To promote these views, the advocates of containment have formed an unofficial lobbying and propaganda group they call the Blue Team (a reference to the friendly side in US military exercises). Among those who are often associated with this group are Richard Fisher, a former aide to Representative Christopher Cox; Mark Lagon and Jim Doran of the Senate Foreign Relations Committee staff (chaired by archconservative Senator Jesse Helms); William Triplett, an aide to Senator Robert Bennett; Frank Gaffney of the Center for Security Policy (a conservative think tank); and Bill Gertz of the Washington Times. They are supported financially by Richard Mellon Scaife, a Pittsburgh billionaire who has given lavishly to right-wing causes.
At present, this group is the minority faction in the Republican policy-making establishment. “The Blue Team does not represent powerful political/economic interests,” says Bates Gill of Brookings.

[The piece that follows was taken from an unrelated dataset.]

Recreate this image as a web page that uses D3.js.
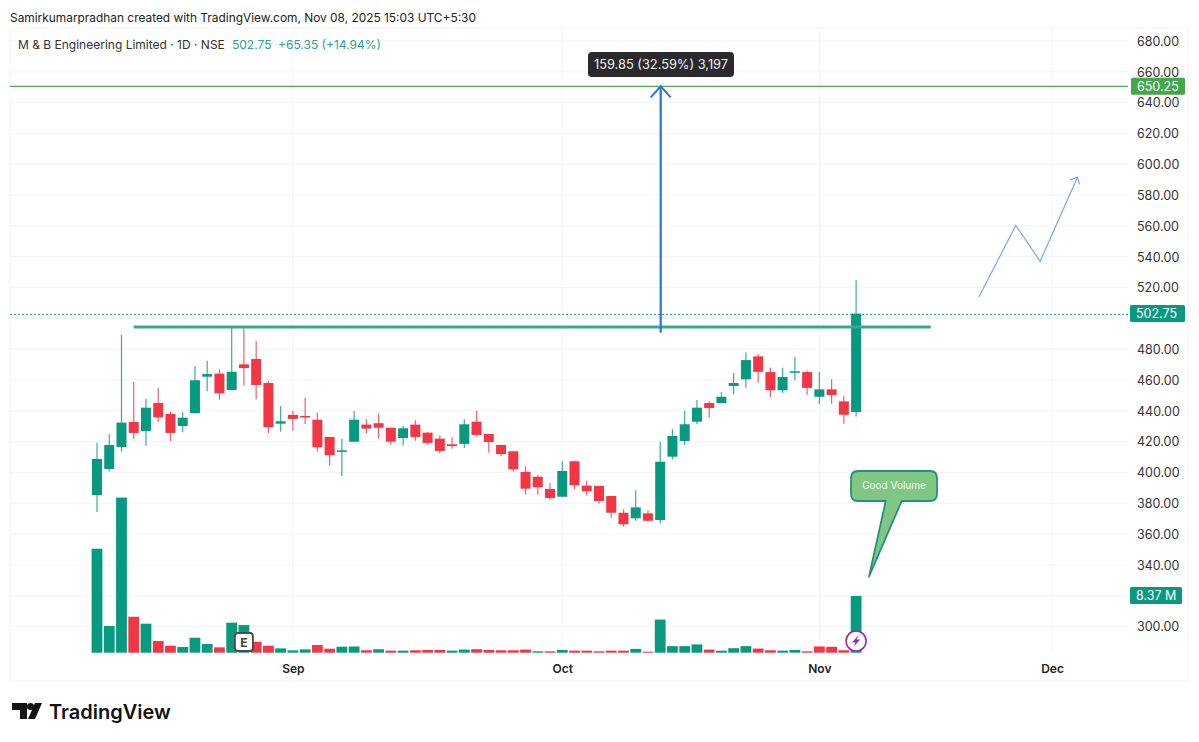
<!DOCTYPE html>
<html>
<head>
<meta charset="utf-8">
<script src="https://cdn.jsdelivr.net/npm/d3@7"></script>
<style>
html, body { margin: 0; padding: 0; background: #fff; }
svg { display: block; }
text { font-family: Inter, "Noto Sans", sans-serif; }
</style>
</head>
<body>
<div id="chart"></div>
<script>
const opens = [385.0,401.9,416.2,432.4,426.6,444.7,437.6,429.8,438.1,461.8,463.8,453.2,469.8,473.3,457.7,431.3,437.0,436.3,433.9,422.7,413.4,
    419.6,430.7,431.6,428.7,422.0,430.7,425.5,421.6,417.9,418.2,432.6,424.6,417.5,413.4,400.0,396.9,388.9,383.9,406.9,391.1,390.9,384.4,
    373.5,369.9,373.1,368.8,409.9,420.1,432.6,444.7,444.7,455.8,460.1,475.0,464.8,453.0,464.8,464.8,448.8,453.6,445.8,438.9];
const highs = [419.0,424.6,488.9,458.4,447.5,454.5,439.1,438.7,468.7,472.2,466.6,493.6,493.2,485.0,459.0,442.8,439.7,448.2,438.4,422.7,421.6,
    439.5,434.2,438.1,428.7,429.8,433.5,425.7,423.8,422.5,434.2,439.7,424.6,417.5,413.4,403.8,397.8,392.8,406.9,406.9,394.3,390.9,384.4,
    375.7,388.1,375.1,419.6,427.7,439.7,446.7,445.8,451.9,464.2,477.6,476.5,467.6,467.6,474.6,465.9,464.8,460.1,449.1,524.6];
const lows = [374.0,400.2,413.1,421.4,417.0,432.4,420.1,425.7,438.1,452.3,446.9,453.2,456.0,447.1,425.3,426.1,426.8,431.1,413.1,404.0,397.4,
    419.6,425.0,421.6,417.7,417.0,420.3,417.7,412.1,415.1,415.5,422.9,412.5,410.3,400.2,385.2,385.2,382.0,383.7,388.7,384.8,379.4,370.3,
    364.4,368.3,367.7,366.7,408.2,417.5,431.1,435.2,444.7,450.4,454.7,457.9,448.6,451.2,459.5,450.1,444.1,444.3,431.3,435.9];
const closes = [408.4,417.5,432.0,425.3,441.7,435.4,425.3,435.2,459.5,463.5,451.0,465.0,467.4,456.4,429.0,432.9,434.4,435.6,416.0,410.8,414.0,
    433.9,428.1,428.7,419.6,428.3,422.7,418.8,413.6,416.8,430.9,424.0,419.4,411.6,401.7,389.1,390.0,383.1,400.6,391.3,387.4,381.1,373.5,
    366.0,377.0,368.3,406.6,423.3,430.9,441.7,441.5,448.8,457.7,472.6,465.0,453.0,461.6,465.3,454.5,453.6,449.9,437.1,502.75];
// volume in millions, up/down flag kept separately because a few days differ from open vs close
const volumes = [15.35,3.94,22.9,5.31,4.28,1.72,1.03,0.84,2.21,1.28,0.79,4.43,4.08,1.62,1.03,0.64,0.34,0.49,1.13,0.59,0.89,
    0.92,0.36,0.51,0.30,0.30,0.36,0.41,0.41,0.30,0.46,0.51,0.41,0.36,0.36,0.46,0.20,0.20,0.41,0.30,0.30,0.20,0.30,
    0.30,0.56,0.15,4.89,0.97,0.97,1.22,0.46,0.30,0.66,0.97,0.61,0.36,0.30,0.41,0.20,0.92,0.87,0.36,8.37];
const volumeUp = [1,1,1,0,1,0,0,1,1,1,0,1,1,0,0,1,1,1,0,0,1,
    1,0,1,0,1,0,0,0,1,1,0,0,0,0,0,1,0,1,0,0,0,0,
    0,1,0,1,1,1,1,0,1,1,1,0,0,1,1,0,0,0,0,1];

const priceTicks = [680,660,640,620,600,580,560,540,520,480,460,440,420,400,380,360,340,300];
const gridPrices = [680,660,640,620,600,580,560,540,520,500,480,460,440,420,400,380,360,340,320,300];
const monthIndex = [16,38,59,78];
const monthLabels = ["Sep","Oct","Nov","Dec"];

const resistance = 494.1;
const targetPrice = 650.25;
const lastPrice = 502.75;
const lastVolume = 8.37;
const measureFrom = 490.4;
const measureBar = 46;
const resistanceBars = [3.0, 68.1];
const pathBars = [72.03,75.04,77.03,80.08];
const pathPrices = [513.5,560.0,536.7,591.2];

const width = 1199, height = 742;
const up = "#089981", down = "#f23645";
const paneLeft = 10, paneRight = 1128, paneTop = 28, paneBottom = 653;

const x = d3.scaleLinear().domain([0, 78]).range([97, 1052]);
const y = d3.scaleLinear().domain([300, 680]).range([626, 40.5]);
const v = d3.scaleLinear().domain([0, 23]).range([652.7, 496.9]);

const svg = d3.select("#chart").append("svg")
    .attr("width", width)
    .attr("height", height);

// frame
svg.append("rect")
    .attr("x", paneLeft).attr("y", paneTop)
    .attr("width", 1188 - paneLeft).attr("height", 681 - paneTop)
    .attr("fill", "none").attr("stroke", "#f3f4f6");

// grid
svg.append("g").selectAll("line").data(gridPrices).join("line")
    .attr("x1", paneLeft).attr("x2", paneRight)
    .attr("y1", d => y(d) + 0.5).attr("y2", d => y(d) + 0.5)
    .attr("stroke", "#f3f4f6");
svg.append("g").selectAll("line").data(monthIndex).join("line")
    .attr("x1", d => x(d)).attr("x2", d => x(d))
    .attr("y1", paneTop).attr("y2", paneBottom)
    .attr("stroke", "#f3f4f6");

// volume
svg.append("g").selectAll("rect").data(volumes).join("rect")
    .attr("x", (d, i) => x(i) - 5.4)
    .attr("width", 10.8)
    .attr("y", d => v(d))
    .attr("height", d => v(0) - v(d))
    .attr("fill", (d, i) => volumeUp[i] ? up : down);

// dotted last price line
svg.append("line")
    .attr("x1", paneLeft).attr("x2", paneRight)
    .attr("y1", Math.round(y(lastPrice)) + 0.5).attr("y2", Math.round(y(lastPrice)) + 0.5)
    .attr("stroke", "#2ba58c").attr("stroke-dasharray", "2 2");

// candles
const candles = svg.append("g").selectAll("g").data(d3.range(opens.length)).join("g");
candles.append("line")
    .attr("x1", i => x(i)).attr("x2", i => x(i))
    .attr("y1", i => y(highs[i])).attr("y2", i => y(lows[i]))
    .attr("stroke", i => closes[i] >= opens[i] ? up : down)
    .attr("stroke-opacity", 0.8)
    .attr("stroke-width", 1.2);
candles.append("rect")
    .attr("x", i => x(i) - 5)
    .attr("width", 10)
    .attr("y", i => y(Math.max(opens[i], closes[i])))
    .attr("height", i => Math.max(1.5, Math.abs(y(opens[i]) - y(closes[i]))))
    .attr("fill", i => closes[i] >= opens[i] ? up : down);

// resistance and target lines
svg.append("line")
    .attr("x1", x(resistanceBars[0])).attr("x2", x(resistanceBars[1]))
    .attr("y1", y(resistance)).attr("y2", y(resistance))
    .attr("stroke", "#3aa88c").attr("stroke-width", 3);
svg.append("line")
    .attr("x1", paneLeft).attr("x2", paneRight)
    .attr("y1", y(targetPrice)).attr("y2", y(targetPrice))
    .attr("stroke", "#4caf50").attr("stroke-width", 1.2);

// measure arrow
const ax = x(measureBar) + 0.5, ay = y(targetPrice);
svg.append("line")
    .attr("x1", ax).attr("x2", ax)
    .attr("y1", y(measureFrom)).attr("y2", ay)
    .attr("stroke", "#2f6fe4").attr("stroke-width", 2.2);
svg.append("path")
    .attr("d", `M${ax - 10},${ay + 11}L${ax},${ay}L${ax + 10},${ay + 11}`)
    .attr("fill", "none").attr("stroke", "#2f6fe4").attr("stroke-width", 2);

const tip = svg.append("g");
tip.append("rect")
    .attr("x", 588).attr("y", 52).attr("width", 146).attr("height", 25).attr("rx", 4)
    .attr("fill", "#2a2a2c");
tip.append("text")
    .attr("x", 661).attr("y", 69).attr("text-anchor", "middle")
    .attr("font-size", 12.8).attr("fill", "#f0f0f0")
    .text("159.85 (32.59%) 3,197");

// forecast path
const pathLine = d3.line().x(d => x(d[0])).y(d => y(d[1]));
const pathPts = pathBars.map((b, i) => [b, pathPrices[i]]);
svg.append("path")
    .attr("d", pathLine(pathPts))
    .attr("fill", "none").attr("stroke", "#7aa8ea").attr("stroke-width", 1.2);
const px = x(pathBars[3]), py = y(pathPrices[3]);
svg.append("path")
    .attr("d", `M${px - 7.5},${py + 2.5}L${px},${py}L${px + 2},${py + 7}`)
    .attr("fill", "none").attr("stroke", "#7aa8ea").attr("stroke-width", 1.2);

// callout
svg.append("path")
    .attr("d", "M858,471H930Q937,471 937,478V494Q937,501 930,501H901.7L869,576.7L885.7,501H858Q851,501 851,494V478Q851,471 858,471Z")
    .attr("fill", "#81c784").attr("stroke", "#26907f").attr("stroke-width", 1.8).attr("stroke-linejoin", "round");
svg.append("text")
    .attr("x", 894).attr("y", 489).attr("text-anchor", "middle")
    .attr("font-size", 10).attr("fill", "#f4fbf5")
    .text("Good Volume");

// earnings badge
const badge = svg.append("g");
badge.append("rect")
    .attr("x", x(12) - 9).attr("y", 633).attr("width", 18).attr("height", 18).attr("rx", 3)
    .attr("fill", "#fff").attr("stroke", "#4a4a4a").attr("stroke-width", 1.8);
badge.append("text")
    .attr("x", x(12)).attr("y", 646.5).attr("text-anchor", "middle")
    .attr("font-size", 12).attr("font-weight", 700).attr("fill", "#444")
    .text("E");

// dividend/lightning marker
const cx = x(62);
svg.append("circle")
    .attr("cx", cx).attr("cy", 641).attr("r", 10)
    .attr("fill", "#fff").attr("stroke", "#9c27b0").attr("stroke-width", 1.6);
svg.append("path")
    .attr("d", `M${cx + 2.5},${635}L${cx - 4},${642.5}H${cx - 0.5}L${cx - 2.5},${647}L${cx + 4},${639.5}H${cx + 0.5}Z`)
    .attr("fill", "#9c27b0");

// price axis
const yAxis = svg.append("g")
    .attr("transform", `translate(${paneRight + 9},0.8)`)
    .call(d3.axisRight(y).tickValues(priceTicks).tickSize(0).tickPadding(0).tickFormat(d3.format(".2f")));
yAxis.select(".domain").remove();
yAxis.selectAll("text")
    .attr("font-family", "Inter, sans-serif")
    .attr("font-size", 12.5).attr("fill", "#333");

// time axis
const xAxis = svg.append("g")
    .attr("transform", `translate(0,${paneBottom})`)
    .call(d3.axisBottom(x).tickValues(monthIndex).tickSize(0).tickPadding(11)
        .tickFormat((d, i) => monthLabels[i]));
xAxis.select(".domain").remove();
xAxis.selectAll("text")
    .attr("font-family", "Inter, sans-serif")
    .attr("font-size", 12).attr("font-weight", 600).attr("fill", "#222");

// last value labels on the axis
function axisLabel(x0, x1, yc, fill, label) {
    svg.append("rect")
        .attr("x", x0).attr("y", yc - 8.5).attr("width", x1 - x0).attr("height", 17).attr("rx", 1.5)
        .attr("fill", fill);
    svg.append("text")
        .attr("x", x0 + 6).attr("y", yc + 4.5)
        .attr("font-size", 12.5).attr("fill", "#fff")
        .text(label);
}
axisLabel(1131, 1185, y(targetPrice), "#43a84a", d3.format(".2f")(targetPrice));
axisLabel(1130, 1185, y(lastPrice), up, d3.format(".2f")(lastPrice));
axisLabel(1130, 1182, v(lastVolume) -0.5, up, lastVolume + " M");

// header and legend
svg.append("text")
    .attr("x", 10).attr("y", 22)
    .attr("font-size", 11.9).attr("fill", "#222")
    .text("Samirkumarpradhan created with TradingView.com, Nov 08, 2025 15:03 UTC+5:30");
svg.append("text")
    .attr("x", 18).attr("y", 49)
    .attr("font-size", 12).attr("fill", "#333")
    .text("M & B Engineering Limited · 1D · NSE");
svg.append("text")
    .attr("x", 232).attr("y", 49)
    .attr("font-size", 12).attr("fill", "#2ba58c")
    .text("502.75");
svg.append("text")
    .attr("x", 278).attr("y", 49)
    .attr("font-size", 12).attr("fill", "#2ba58c")
    .text("+65.35 (+14.94%)");

// logo
const logo = svg.append("g").attr("fill", "#131313");
logo.append("path").attr("d", "M12,703H27V719H20V710H12Z");
logo.append("circle").attr("cx", 30.5).attr("cy", 706.5).attr("r", 3.5);
logo.append("path").attr("d", "M35,703H42L35,719H28Z");
svg.append("text")
    .attr("x", 49).attr("y", 719)
    .attr("font-size", 20).attr("font-weight", 600).attr("fill", "#131313")
    .text("TradingView");
</script>
</body>
</html>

Similarly, Stephen Yates of Heritage estimated their strength as representing about 30 percent of the senior Republican leadership, compared with 70 percent aligned with the “congagement” camp. On the other hand, the Blue Team is said to be better organized than the opposing camp (which they call the “Red Team”) and to enjoy the support of key figures in the Defense Department and the intelligence community.”
However, even under an US president Joe Biden there will be no return to the engagement policy of the Clinton or Obama era. Both Democrats and Republicans will favor a congagement strategy. Henry Kissinger is a proponent of the old engagement policy, would like the USA to become a member of China´s New Silkroad and Asian Infracture Investment Bank, make a compromise on Hongkong, the South Chinese Sea and Taiwan as nonproliferation and climate change and other topics of international interests could then be solved. James Bradley even thinks the USA should leave Hongkong and Taiwan to China and engage. On the other side of the political spectrum, you have Trump, Steve Bannon and Kyle Bass´ Committee on the Present Danger who want a confrontation and a psychological and economic war against China, maybe even a military war if this doesn´t work out well. It is also interesting in Jame´s Bradley´s book how the China/ Taiwan lobby was able to convince 75% of the US population, as well as large parts of the US elites, that Japan would not react with an attack on Pearl Harbor in the event of an embargo. TX Hammes Offshore Control could have the same results if the Sino-American conflict escalates and an embargo and China’s economic strangulation could trigger similar Chinese reactions.